• What you are asked to do:
Retype word for word the first line of the listing and each line after it up to the line with "import * as d3 from 'd3';", with the pictures taken out.

• Material provided:
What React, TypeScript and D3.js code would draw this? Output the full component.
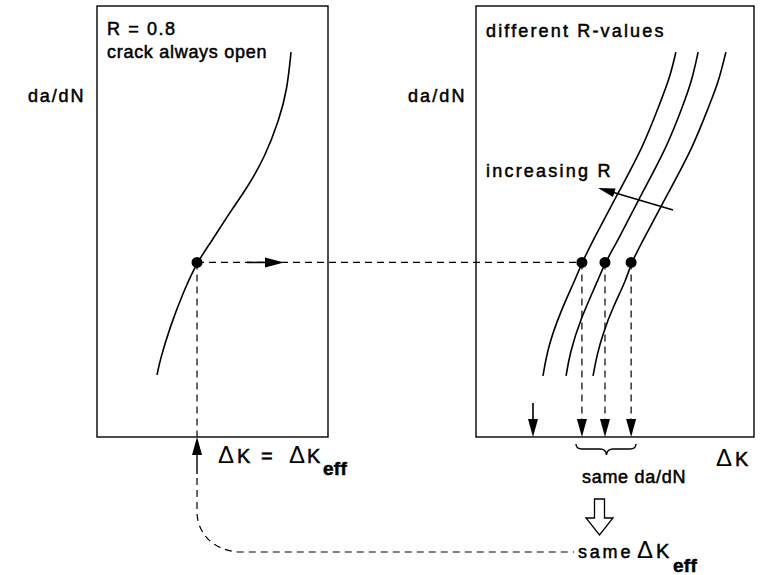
import * as d3 from 'd3';

// schematic units: 0..100 across each panel, 0..100 up the panels
const leftCurve: [number, number][] = [
  [26.0, 14.4], [27.3, 17.9], [31.6, 25.5], [37.2, 33.4], [43.3, 40.6], [49.4, 45.2],
  [56.7, 51.5], [64.9, 57.7], [72.7, 65.0], [78.8, 73.5], [82.3, 80.5], [84.0, 89.3],
];

const rightCurveA: [number, number][] = [
  [24.1, 14.2], [25.9, 20.9], [30.2, 28.8], [35.6, 36.4], [38.1, 40.4], [42.1, 45.7],
  [51.1, 56.6], [60.1, 67.3], [66.2, 77.5], [69.8, 83.5], [71.9, 89.3],
];
const rightCurveB: [number, number][] = [
  [32.4, 14.2], [33.8, 19.5], [37.4, 27.1], [43.9, 36.4], [46.4, 40.4], [51.1, 45.7],
  [59.7, 56.6], [68.7, 67.3], [74.8, 77.5], [77.7, 82.8], [79.9, 89.3],
];
const rightCurveC: [number, number][] = [
  [42.1, 14.2], [43.5, 19.0], [45.7, 24.1], [49.3, 30.2], [54.0, 36.4], [55.8, 40.4],
  [60.1, 45.7], [69.1, 56.6], [78.1, 67.3], [84.2, 77.5], [87.1, 82.1], [89.9, 89.3],
];
const rightCurves = [rightCurveA, rightCurveB, rightCurveC];

const dadnLevel = 40.5;
const leftDotK = 43.3;
const rightDotK = [38.1, 46.4, 55.8];
const extraArrowK = 20.5;

const W = 771;
const H = 575;

const yS = d3.scaleLinear().domain([0, 100]).range([437, 6]);
const xL = d3.scaleLinear().domain([0, 100]).range([97, 328]);
const xR = d3.scaleLinear().domain([0, 100]).range([476, 754]);

const font = "'Liberation Sans', Arial, sans-serif";
const txt = {
  fontFamily: font,
  fontSize: 18,
  letterSpacing: 1.6,
  fill: '#000',
  stroke: '#000',
  strokeWidth: 0.5,
} as const;
const delta = { ...txt, fontSize: 24, letterSpacing: 0, strokeWidth: 0 } as const;
const kk = { ...txt, fontSize: 20, letterSpacing: 0 } as const;
const sub = { ...txt, fontSize: 19, fontWeight: 'bold', letterSpacing: 0.3 } as const;

// filled triangle arrowhead with tip at (x,y), pointing along angle (radians)
function head(x: number, y: number, ang: number, len = 17, wid = 10) {
  const bx = x - Math.cos(ang) * len;
  const by = y - Math.sin(ang) * len;
  const px = -Math.sin(ang) * (wid / 2);
  const py = Math.cos(ang) * (wid / 2);
  return `${x},${y} ${bx + px},${by + py} ${bx - px},${by - py}`;
}

export default function App() {
  const lineL = d3
    .line<[number, number]>()
    .x((d) => xL(d[0]))
    .y((d) => yS(d[1]))
    .curve(d3.curveBasis);
  const lineR = d3
    .line<[number, number]>()
    .x((d) => xR(d[0]))
    .y((d) => yS(d[1]))
    .curve(d3.curveBasis);

  const yLevel = yS(dadnLevel);
  const yBottom = yS(0);
  const lx = xL(leftDotK);
  const dash = '7,5';

  const hx = 599.5; // hollow arrow centre
  const hollow = [
    [hx - 5, 499], [hx + 5, 499], [hx + 5, 518], [hx + 13.5, 518],
    [hx, 535], [hx - 13.5, 518], [hx - 5, 518],
  ]
    .map((p) => p.join(','))
    .join(' ');

  return (
    <svg
      width={W}
      height={H}
      style={{ position: 'absolute', left: 0, top: 0, background: '#fff' }}
    >
      <rect width={W} height={H} fill="#fff" />
      {/* panels */}
      <rect x={xL(0)} y={yS(100)} width={xL(100) - xL(0)} height={yS(0) - yS(100)}
        fill="none" stroke="#000" strokeWidth={1.4} />
      <rect x={xR(0)} y={yS(100)} width={xR(100) - xR(0)} height={yS(0) - yS(100)}
        fill="none" stroke="#000" strokeWidth={1.4} />

      {/* curves */}
      <path d={lineL(leftCurve) ?? ''} fill="none" stroke="#000" strokeWidth={1.6} />
      {rightCurves.map((c, i) => (
        <path key={i} d={lineR(c) ?? ''} fill="none" stroke="#000" strokeWidth={1.6} />
      ))}

      {/* horizontal dashed level */}
      <line x1={lx} y1={yLevel} x2={xR(rightDotK[0])} y2={yLevel}
        stroke="#000" strokeWidth={1.2} strokeDasharray={dash} />
      <line x1={247} y1={yLevel} x2={268} y2={yLevel} stroke="#000" strokeWidth={1.6} />
      <polygon points={head(284, yLevel, 0, 19, 10)} fill="#000" />

      {/* left vertical dashed down to axis and around the bottom */}
      <line x1={lx} y1={yLevel} x2={lx} y2={yBottom} stroke="#000" strokeWidth={1.2}
        strokeDasharray={dash} />
      <line x1={lx} y1={yBottom + 12} x2={lx} y2={474} stroke="#000" strokeWidth={1.4} />
      <polygon points={head(lx, yBottom, -Math.PI / 2, 18, 10)} fill="#000" />
      <path d={`M${lx},478 L${lx},512 C${lx},532 212,550 238,552 L574,552`} fill="none"
        stroke="#000" strokeWidth={1.2} strokeDasharray={dash} />

      {/* right verticals with arrowheads */}
      {rightDotK.map((k, i) => (
        <g key={i}>
          <line x1={xR(k)} y1={yLevel} x2={xR(k)} y2={yBottom - 14} stroke="#000"
            strokeWidth={1.2} strokeDasharray={dash} />
          <polygon points={head(xR(k), yBottom, Math.PI / 2, 18, 10)} fill="#000" />
        </g>
      ))}
      <line x1={xR(extraArrowK)} y1={403} x2={xR(extraArrowK)} y2={yBottom - 12}
        stroke="#000" strokeWidth={1.6} />
      <polygon points={head(xR(extraArrowK), yBottom, Math.PI / 2, 18, 10)} fill="#000" />

      {/* dots */}
      <circle cx={lx} cy={yLevel} r={5.5} fill="#000" />
      {rightDotK.map((k, i) => (
        <circle key={i} cx={xR(k)} cy={yLevel} r={5.5} fill="#000" />
      ))}

      {/* increasing R arrow */}
      <line x1={673} y1={210} x2={612} y2={192} stroke="#000" strokeWidth={1.5} />
      <polygon points={head(598, 188, Math.atan2(188 - 210, 598 - 673), 17, 9)} fill="#000" />

      {/* brace */}
      <path d="M576,444 Q576,449 582,449 L600,449 Q606,449 606.5,455 Q607,449 613,449 L630,449 Q636,449 636,444"
        fill="none" stroke="#000" strokeWidth={1.4} />

      {/* hollow arrow */}
      <polygon points={hollow} fill="#fff" stroke="#000" strokeWidth={1.3} />

      {/* text */}
      <text x={28} y={102} {...txt} textLength={57} lengthAdjust="spacing">da/dN</text>
      <text x={408} y={102} {...txt} textLength={58} lengthAdjust="spacing">da/dN</text>
      <text x={107} y={35} {...txt}>R = 0.8</text>
      <text x={107} y={58} {...txt} textLength={161} lengthAdjust="spacing">crack always open</text>
      <text x={486} y={37} {...txt} textLength={179} lengthAdjust="spacing">different R-values</text>
      <text x={486} y={177} {...txt} textLength={126} lengthAdjust="spacing">increasing R</text>

      <text x={218} y={463} {...delta}>Δ</text>
      <text x={237} y={463} {...kk}>K</text>
      <text x={261} y={463} {...kk}>=</text>
      <text x={289} y={463} {...delta}>Δ</text>
      <text x={307} y={463} {...kk}>K</text>
      <text x={323} y={475} {...sub}>eff</text>

      <text x={716} y={466} {...delta}>Δ</text>
      <text x={735} y={466} {...kk}>K</text>
      <text x={582} y={483} {...txt} textLength={105} lengthAdjust="spacing">same da/dN</text>

      <text x={578} y={558} {...txt} textLength={54} lengthAdjust="spacing">same</text>
      <text x={637} y={558} {...delta}>Δ</text>
      <text x={656} y={558} {...kk}>K</text>
      <text x={673} y={572} {...sub}>eff</text>
    </svg>
  );
}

• The result:
What React, TypeScript and D3.js code would draw this? Output the full component.
import * as d3 from 'd3';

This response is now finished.